What needs to be done: Transcribe the material in full. Nothing should differ except that the pictures are left out.

##### Given data #####

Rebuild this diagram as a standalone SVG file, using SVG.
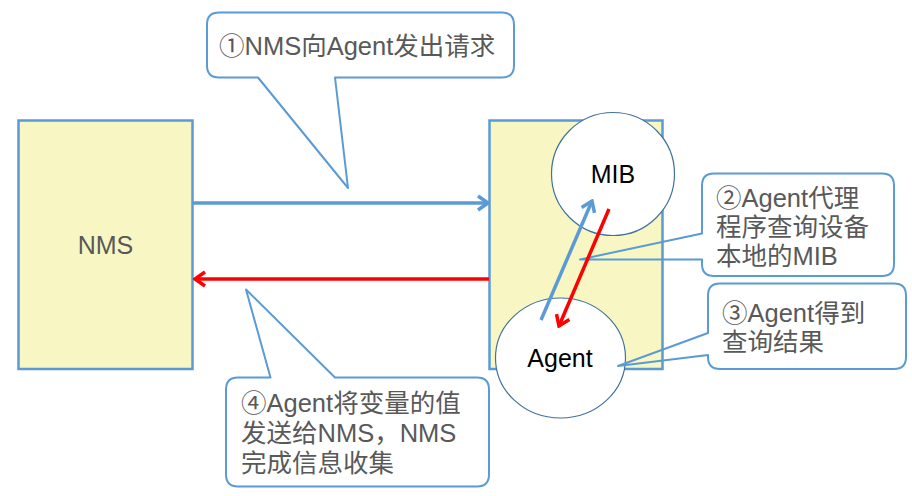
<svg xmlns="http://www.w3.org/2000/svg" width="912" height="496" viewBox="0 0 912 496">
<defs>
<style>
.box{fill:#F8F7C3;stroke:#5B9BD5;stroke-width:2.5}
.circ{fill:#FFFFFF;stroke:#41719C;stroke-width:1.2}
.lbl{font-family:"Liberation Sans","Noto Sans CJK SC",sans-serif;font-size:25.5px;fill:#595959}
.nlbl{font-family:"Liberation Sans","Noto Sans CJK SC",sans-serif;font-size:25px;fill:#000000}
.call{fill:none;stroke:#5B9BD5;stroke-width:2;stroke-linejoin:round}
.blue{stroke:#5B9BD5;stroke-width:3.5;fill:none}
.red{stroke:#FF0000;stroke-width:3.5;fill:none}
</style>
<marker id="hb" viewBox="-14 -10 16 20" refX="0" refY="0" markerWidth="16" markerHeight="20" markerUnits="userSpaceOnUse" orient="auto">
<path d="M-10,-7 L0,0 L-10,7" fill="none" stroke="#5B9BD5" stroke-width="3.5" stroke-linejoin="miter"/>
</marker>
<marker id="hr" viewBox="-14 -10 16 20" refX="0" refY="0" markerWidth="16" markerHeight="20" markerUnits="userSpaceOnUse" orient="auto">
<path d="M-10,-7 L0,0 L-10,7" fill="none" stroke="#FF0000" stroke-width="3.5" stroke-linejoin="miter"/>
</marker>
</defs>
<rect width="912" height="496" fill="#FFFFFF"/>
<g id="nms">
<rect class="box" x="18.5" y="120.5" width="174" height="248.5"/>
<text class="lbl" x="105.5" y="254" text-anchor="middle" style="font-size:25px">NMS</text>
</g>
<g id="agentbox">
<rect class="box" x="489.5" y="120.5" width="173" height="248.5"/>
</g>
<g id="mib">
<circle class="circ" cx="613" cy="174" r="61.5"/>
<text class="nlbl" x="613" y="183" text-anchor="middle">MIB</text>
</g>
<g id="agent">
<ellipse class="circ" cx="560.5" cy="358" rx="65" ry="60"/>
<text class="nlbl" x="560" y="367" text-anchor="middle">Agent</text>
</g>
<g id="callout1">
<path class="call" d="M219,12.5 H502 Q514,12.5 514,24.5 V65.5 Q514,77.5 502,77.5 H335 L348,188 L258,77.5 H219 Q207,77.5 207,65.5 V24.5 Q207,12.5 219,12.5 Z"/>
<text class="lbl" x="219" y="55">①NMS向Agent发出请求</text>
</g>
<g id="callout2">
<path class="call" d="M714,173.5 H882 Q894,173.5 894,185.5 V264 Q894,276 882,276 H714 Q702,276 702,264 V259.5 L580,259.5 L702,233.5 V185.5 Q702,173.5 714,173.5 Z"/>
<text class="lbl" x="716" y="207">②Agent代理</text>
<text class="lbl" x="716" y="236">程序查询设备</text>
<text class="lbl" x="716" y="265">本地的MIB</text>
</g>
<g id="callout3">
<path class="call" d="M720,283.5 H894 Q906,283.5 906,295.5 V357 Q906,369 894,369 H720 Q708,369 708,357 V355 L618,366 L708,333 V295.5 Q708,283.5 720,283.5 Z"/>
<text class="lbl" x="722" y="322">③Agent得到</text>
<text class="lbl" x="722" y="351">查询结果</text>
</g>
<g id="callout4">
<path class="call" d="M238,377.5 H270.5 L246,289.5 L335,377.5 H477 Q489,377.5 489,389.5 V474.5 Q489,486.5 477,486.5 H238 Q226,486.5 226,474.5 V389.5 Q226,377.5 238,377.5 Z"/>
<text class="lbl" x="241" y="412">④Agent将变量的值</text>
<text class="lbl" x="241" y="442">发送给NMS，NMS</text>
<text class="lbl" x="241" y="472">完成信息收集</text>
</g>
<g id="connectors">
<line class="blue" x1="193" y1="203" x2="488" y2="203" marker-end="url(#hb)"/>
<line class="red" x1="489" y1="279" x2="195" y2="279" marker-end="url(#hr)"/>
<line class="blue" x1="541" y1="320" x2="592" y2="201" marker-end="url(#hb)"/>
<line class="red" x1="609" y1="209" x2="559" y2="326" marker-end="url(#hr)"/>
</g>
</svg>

#####

Result of the task:
Rebuild this diagram as a standalone SVG file, using SVG.
<svg xmlns="http://www.w3.org/2000/svg" width="912" height="496" viewBox="0 0 912 496">
<defs>
<style>
.box{fill:#F8F7C3;stroke:#5B9BD5;stroke-width:2.5}
.circ{fill:#FFFFFF;stroke:#41719C;stroke-width:1.2}
.lbl{font-family:"Liberation Sans","Noto Sans CJK SC",sans-serif;font-size:25.5px;fill:#595959}
.nlbl{font-family:"Liberation Sans","Noto Sans CJK SC",sans-serif;font-size:25px;fill:#000000}
.call{fill:none;stroke:#5B9BD5;stroke-width:2;stroke-linejoin:round}
.blue{stroke:#5B9BD5;stroke-width:3.5;fill:none}
.red{stroke:#FF0000;stroke-width:3.5;fill:none}
</style>
<marker id="hb" viewBox="-14 -10 16 20" refX="0" refY="0" markerWidth="16" markerHeight="20" markerUnits="userSpaceOnUse" orient="auto">
<path d="M-10,-7 L0,0 L-10,7" fill="none" stroke="#5B9BD5" stroke-width="3.5" stroke-linejoin="miter"/>
</marker>
<marker id="hr" viewBox="-14 -10 16 20" refX="0" refY="0" markerWidth="16" markerHeight="20" markerUnits="userSpaceOnUse" orient="auto">
<path d="M-10,-7 L0,0 L-10,7" fill="none" stroke="#FF0000" stroke-width="3.5" stroke-linejoin="miter"/>
</marker>
</defs>
<rect width="912" height="496" fill="#FFFFFF"/>
<g id="nms">
<rect class="box" x="18.5" y="120.5" width="174" height="248.5"/>
<text class="lbl" x="105.5" y="254" text-anchor="middle" style="font-size:25px">NMS</text>
</g>
<g id="agentbox">
<rect class="box" x="489.5" y="120.5" width="173" height="248.5"/>
</g>
<g id="mib">
<circle class="circ" cx="613" cy="174" r="61.5"/>
<text class="nlbl" x="613" y="183" text-anchor="middle">MIB</text>
</g>
<g id="agent">
<ellipse class="circ" cx="560.5" cy="358" rx="65" ry="60"/>
<text class="nlbl" x="560" y="367" text-anchor="middle">Agent</text>
</g>
<g id="callout1">
<path class="call" d="M219,12.5 H502 Q514,12.5 514,24.5 V65.5 Q514,77.5 502,77.5 H335 L348,188 L258,77.5 H219 Q207,77.5 207,65.5 V24.5 Q207,12.5 219,12.5 Z"/>
<text class="lbl" x="219" y="55">①NMS向Agent发出请求</text>
</g>
<g id="callout2">
<path class="call" d="M714,173.5 H882 Q894,173.5 894,185.5 V264 Q894,276 882,276 H714 Q702,276 702,264 V259.5 L580,259.5 L702,233.5 V185.5 Q702,173.5 714,173.5 Z"/>
<text class="lbl" x="716" y="207">②Agent代理</text>
<text class="lbl" x="716" y="236">程序查询设备</text>
<text class="lbl" x="716" y="265">本地的MIB</text>
</g>
<g id="callout3">
<path class="call" d="M720,283.5 H894 Q906,283.5 906,295.5 V357 Q906,369 894,369 H720 Q708,369 708,357 V355 L618,366 L708,333 V295.5 Q708,283.5 720,283.5 Z"/>
<text class="lbl" x="722" y="322">③Agent得到</text>
<text class="lbl" x="722" y="351">查询结果</text>
</g>
<g id="callout4">
<path class="call" d="M238,377.5 H270.5 L246,289.5 L335,377.5 H477 Q489,377.5 489,389.5 V474.5 Q489,486.5 477,486.5 H238 Q226,486.5 226,474.5 V389.5 Q226,377.5 238,377.5 Z"/>
<text class="lbl" x="241" y="412">④Agent将变量的值</text>
<text class="lbl" x="241" y="442">发送给NMS，NMS</text>
<text class="lbl" x="241" y="472">完成信息收集</text>
</g>
<g id="connectors">
<line class="blue" x1="193" y1="203" x2="488" y2="203" marker-end="url(#hb)"/>
<line class="red" x1="489" y1="279" x2="195" y2="279" marker-end="url(#hr)"/>
<line class="blue" x1="541" y1="320" x2="592" y2="201" marker-end="url(#hb)"/>
<line class="red" x1="609" y1="209" x2="559" y2="326" marker-end="url(#hr)"/>
</g>
</svg>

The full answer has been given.